** start of Available data **

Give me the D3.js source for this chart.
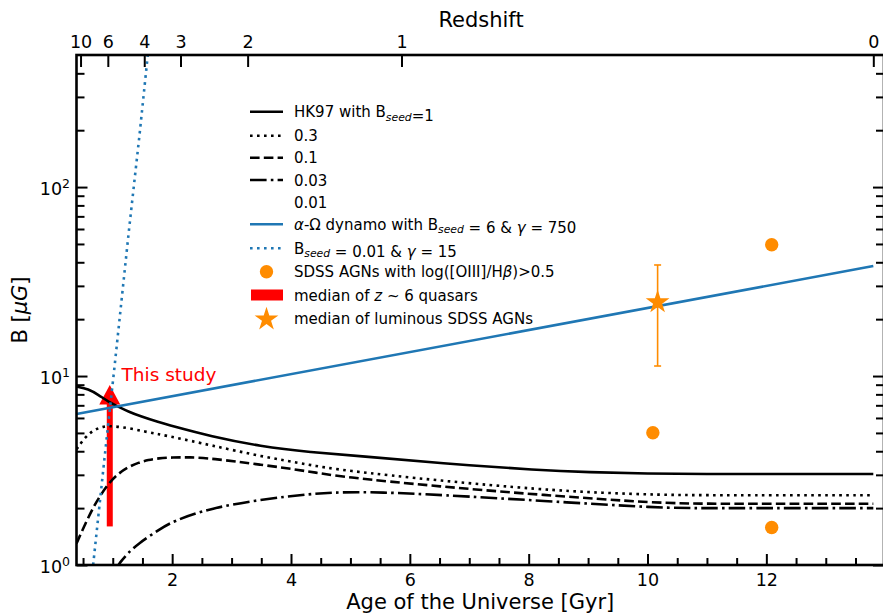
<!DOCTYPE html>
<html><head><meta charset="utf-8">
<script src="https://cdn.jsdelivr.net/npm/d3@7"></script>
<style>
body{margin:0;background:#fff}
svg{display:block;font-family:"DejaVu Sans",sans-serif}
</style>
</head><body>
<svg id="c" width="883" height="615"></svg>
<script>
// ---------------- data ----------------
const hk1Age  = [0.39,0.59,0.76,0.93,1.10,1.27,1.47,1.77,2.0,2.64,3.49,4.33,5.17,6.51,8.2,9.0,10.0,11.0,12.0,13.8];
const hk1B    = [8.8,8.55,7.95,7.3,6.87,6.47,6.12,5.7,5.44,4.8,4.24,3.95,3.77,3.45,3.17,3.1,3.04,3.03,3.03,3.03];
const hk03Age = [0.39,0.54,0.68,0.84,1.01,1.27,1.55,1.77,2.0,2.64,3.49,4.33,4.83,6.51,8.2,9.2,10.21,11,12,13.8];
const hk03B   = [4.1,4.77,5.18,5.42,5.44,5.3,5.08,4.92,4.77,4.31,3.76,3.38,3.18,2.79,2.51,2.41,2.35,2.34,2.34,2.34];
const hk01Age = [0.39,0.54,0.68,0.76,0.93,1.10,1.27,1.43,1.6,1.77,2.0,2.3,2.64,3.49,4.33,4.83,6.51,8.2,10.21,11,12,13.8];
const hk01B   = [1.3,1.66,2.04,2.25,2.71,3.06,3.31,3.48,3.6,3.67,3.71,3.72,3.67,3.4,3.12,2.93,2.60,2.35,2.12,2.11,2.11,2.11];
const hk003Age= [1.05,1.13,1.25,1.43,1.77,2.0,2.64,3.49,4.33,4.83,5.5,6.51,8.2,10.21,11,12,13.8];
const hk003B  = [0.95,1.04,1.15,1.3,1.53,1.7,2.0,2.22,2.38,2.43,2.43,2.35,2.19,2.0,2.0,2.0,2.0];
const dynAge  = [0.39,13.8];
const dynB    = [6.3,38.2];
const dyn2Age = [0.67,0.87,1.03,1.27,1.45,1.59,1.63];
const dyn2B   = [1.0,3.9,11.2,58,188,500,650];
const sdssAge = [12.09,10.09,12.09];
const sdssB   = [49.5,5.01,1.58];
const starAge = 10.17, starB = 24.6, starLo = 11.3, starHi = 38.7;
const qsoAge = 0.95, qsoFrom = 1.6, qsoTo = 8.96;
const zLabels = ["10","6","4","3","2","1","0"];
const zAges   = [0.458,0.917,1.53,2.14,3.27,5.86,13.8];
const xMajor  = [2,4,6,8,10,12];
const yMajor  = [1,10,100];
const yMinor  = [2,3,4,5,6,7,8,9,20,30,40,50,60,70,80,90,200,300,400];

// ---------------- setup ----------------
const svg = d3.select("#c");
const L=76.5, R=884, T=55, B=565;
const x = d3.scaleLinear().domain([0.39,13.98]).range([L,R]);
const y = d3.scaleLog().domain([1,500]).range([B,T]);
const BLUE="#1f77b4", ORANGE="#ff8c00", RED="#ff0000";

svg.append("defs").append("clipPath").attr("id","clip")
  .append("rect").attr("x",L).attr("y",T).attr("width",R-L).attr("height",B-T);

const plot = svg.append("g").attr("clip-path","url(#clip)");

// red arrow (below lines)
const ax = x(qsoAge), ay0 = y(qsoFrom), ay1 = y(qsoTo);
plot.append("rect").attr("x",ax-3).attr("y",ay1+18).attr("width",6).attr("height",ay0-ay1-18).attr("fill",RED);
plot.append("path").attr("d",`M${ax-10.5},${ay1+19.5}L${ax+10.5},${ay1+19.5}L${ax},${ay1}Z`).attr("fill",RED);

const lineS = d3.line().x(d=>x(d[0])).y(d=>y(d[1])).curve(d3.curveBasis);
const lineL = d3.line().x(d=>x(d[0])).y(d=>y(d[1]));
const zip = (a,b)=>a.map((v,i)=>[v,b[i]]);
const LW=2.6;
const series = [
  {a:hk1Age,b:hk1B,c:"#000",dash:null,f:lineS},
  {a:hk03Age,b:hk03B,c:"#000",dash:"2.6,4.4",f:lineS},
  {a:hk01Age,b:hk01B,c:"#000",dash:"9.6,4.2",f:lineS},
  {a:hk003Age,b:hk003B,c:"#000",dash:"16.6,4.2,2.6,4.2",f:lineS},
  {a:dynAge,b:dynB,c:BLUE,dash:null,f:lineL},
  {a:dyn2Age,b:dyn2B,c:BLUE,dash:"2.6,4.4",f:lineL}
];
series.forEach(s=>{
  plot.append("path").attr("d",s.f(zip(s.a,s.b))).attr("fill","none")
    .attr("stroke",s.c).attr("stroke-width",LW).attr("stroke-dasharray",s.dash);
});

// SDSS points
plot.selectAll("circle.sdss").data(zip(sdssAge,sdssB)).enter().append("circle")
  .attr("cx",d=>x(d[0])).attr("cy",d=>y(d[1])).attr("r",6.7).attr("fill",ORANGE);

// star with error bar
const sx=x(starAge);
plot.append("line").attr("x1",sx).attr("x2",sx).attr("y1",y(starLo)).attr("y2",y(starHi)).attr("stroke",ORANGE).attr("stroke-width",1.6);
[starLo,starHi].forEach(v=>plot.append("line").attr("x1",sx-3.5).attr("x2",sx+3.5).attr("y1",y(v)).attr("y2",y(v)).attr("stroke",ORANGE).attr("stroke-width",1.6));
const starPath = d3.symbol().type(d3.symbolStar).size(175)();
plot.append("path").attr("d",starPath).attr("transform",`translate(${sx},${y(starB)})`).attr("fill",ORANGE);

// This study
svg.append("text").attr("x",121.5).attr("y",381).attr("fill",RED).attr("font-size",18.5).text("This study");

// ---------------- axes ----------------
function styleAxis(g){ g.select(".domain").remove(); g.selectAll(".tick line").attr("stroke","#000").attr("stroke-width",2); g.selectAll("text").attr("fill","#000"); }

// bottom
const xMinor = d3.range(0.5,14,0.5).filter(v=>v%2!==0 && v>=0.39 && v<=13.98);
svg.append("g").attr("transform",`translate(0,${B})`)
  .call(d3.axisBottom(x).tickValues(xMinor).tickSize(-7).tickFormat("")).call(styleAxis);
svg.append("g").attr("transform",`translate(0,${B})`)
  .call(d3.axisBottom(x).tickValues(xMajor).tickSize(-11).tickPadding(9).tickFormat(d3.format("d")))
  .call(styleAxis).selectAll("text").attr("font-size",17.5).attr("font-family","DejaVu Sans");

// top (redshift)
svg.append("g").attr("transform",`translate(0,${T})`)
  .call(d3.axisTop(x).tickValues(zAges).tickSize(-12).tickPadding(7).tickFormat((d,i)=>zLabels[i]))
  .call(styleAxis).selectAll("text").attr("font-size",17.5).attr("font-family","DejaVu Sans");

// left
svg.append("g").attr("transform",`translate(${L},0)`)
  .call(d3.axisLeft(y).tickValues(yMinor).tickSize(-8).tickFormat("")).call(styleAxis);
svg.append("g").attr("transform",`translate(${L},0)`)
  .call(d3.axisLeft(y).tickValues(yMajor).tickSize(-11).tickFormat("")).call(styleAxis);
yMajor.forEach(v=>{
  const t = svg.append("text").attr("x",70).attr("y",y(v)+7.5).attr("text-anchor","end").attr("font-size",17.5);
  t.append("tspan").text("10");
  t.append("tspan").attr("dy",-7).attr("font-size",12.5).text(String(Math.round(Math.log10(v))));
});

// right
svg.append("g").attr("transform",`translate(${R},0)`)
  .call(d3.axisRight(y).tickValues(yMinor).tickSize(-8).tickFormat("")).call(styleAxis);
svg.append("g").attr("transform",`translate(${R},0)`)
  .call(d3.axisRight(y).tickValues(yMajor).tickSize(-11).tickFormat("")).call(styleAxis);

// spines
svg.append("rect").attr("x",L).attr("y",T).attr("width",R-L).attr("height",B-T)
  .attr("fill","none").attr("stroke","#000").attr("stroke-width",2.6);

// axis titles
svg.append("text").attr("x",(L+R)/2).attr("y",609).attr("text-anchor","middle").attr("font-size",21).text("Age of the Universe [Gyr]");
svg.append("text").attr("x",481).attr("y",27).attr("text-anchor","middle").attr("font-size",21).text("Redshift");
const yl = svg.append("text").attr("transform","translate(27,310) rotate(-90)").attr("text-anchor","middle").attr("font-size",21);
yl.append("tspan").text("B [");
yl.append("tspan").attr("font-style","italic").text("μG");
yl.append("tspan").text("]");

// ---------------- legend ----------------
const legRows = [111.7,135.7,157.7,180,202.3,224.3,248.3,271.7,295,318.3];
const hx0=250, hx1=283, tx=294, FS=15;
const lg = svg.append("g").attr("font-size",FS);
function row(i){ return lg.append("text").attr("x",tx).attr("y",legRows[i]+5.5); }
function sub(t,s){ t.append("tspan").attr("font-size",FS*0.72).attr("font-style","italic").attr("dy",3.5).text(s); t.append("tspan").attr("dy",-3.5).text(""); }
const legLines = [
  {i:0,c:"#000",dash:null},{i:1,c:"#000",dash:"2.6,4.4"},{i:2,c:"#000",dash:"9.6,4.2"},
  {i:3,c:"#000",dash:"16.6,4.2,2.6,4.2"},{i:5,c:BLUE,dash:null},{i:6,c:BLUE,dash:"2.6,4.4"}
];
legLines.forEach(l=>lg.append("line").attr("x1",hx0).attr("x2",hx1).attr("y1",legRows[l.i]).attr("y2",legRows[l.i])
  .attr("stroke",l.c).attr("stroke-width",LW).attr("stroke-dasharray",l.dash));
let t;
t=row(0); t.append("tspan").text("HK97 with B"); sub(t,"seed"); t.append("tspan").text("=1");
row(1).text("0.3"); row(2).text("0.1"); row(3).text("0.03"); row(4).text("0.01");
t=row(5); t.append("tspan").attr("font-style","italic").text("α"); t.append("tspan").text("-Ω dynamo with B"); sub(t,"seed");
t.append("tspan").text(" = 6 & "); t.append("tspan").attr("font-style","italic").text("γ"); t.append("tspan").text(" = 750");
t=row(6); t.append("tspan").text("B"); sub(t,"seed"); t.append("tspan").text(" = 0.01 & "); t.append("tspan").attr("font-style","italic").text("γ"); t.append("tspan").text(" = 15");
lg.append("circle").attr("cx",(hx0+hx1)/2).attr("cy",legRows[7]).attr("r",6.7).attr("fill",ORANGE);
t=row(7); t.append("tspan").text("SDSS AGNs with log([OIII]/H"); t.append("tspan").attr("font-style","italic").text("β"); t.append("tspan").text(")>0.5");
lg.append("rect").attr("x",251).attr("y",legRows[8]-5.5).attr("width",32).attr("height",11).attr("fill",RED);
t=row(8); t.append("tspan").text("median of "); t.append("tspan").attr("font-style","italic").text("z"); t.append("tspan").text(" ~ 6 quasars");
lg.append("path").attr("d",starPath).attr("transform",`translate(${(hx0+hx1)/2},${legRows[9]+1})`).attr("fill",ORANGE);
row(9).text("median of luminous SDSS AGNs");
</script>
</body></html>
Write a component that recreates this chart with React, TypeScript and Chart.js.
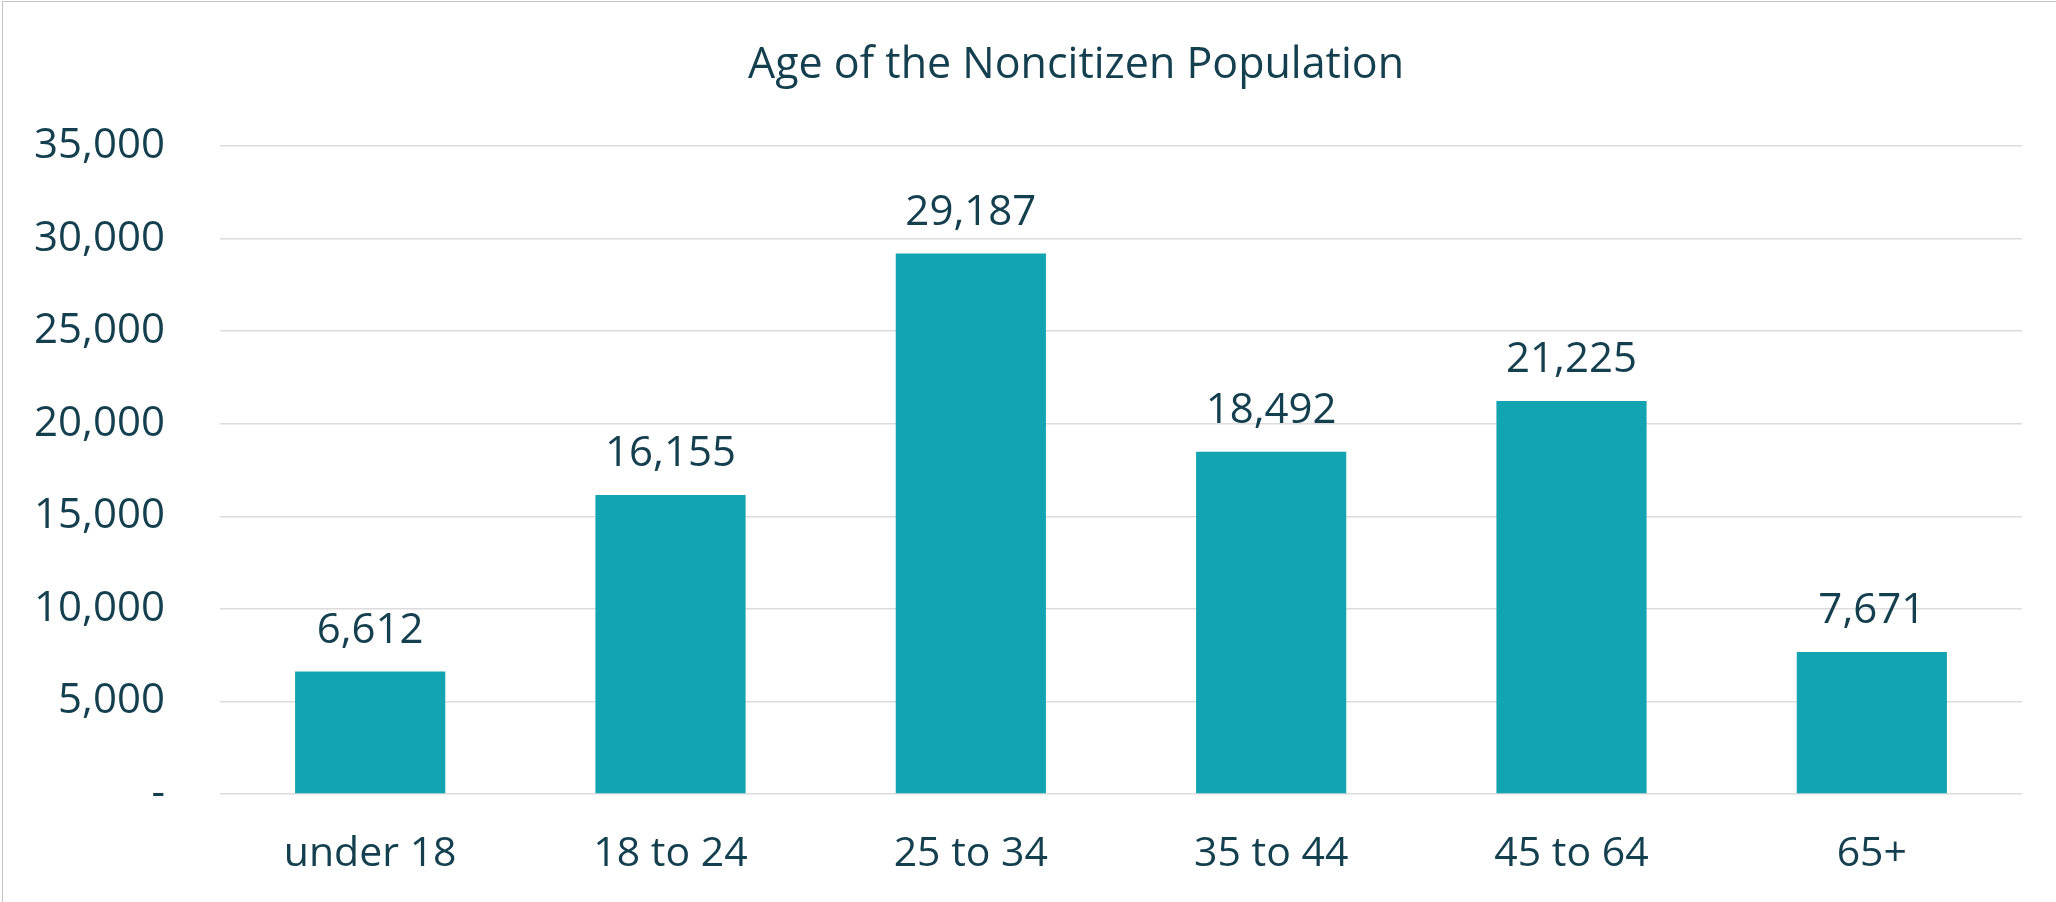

** end of Available data **

§ **What the task asks**
Gather all the lines that include the word "chart" and copy them out.

§ **Exercise response**
Give me the D3.js source for this chart.
Write a component that recreates this chart with React, TypeScript and Chart.js.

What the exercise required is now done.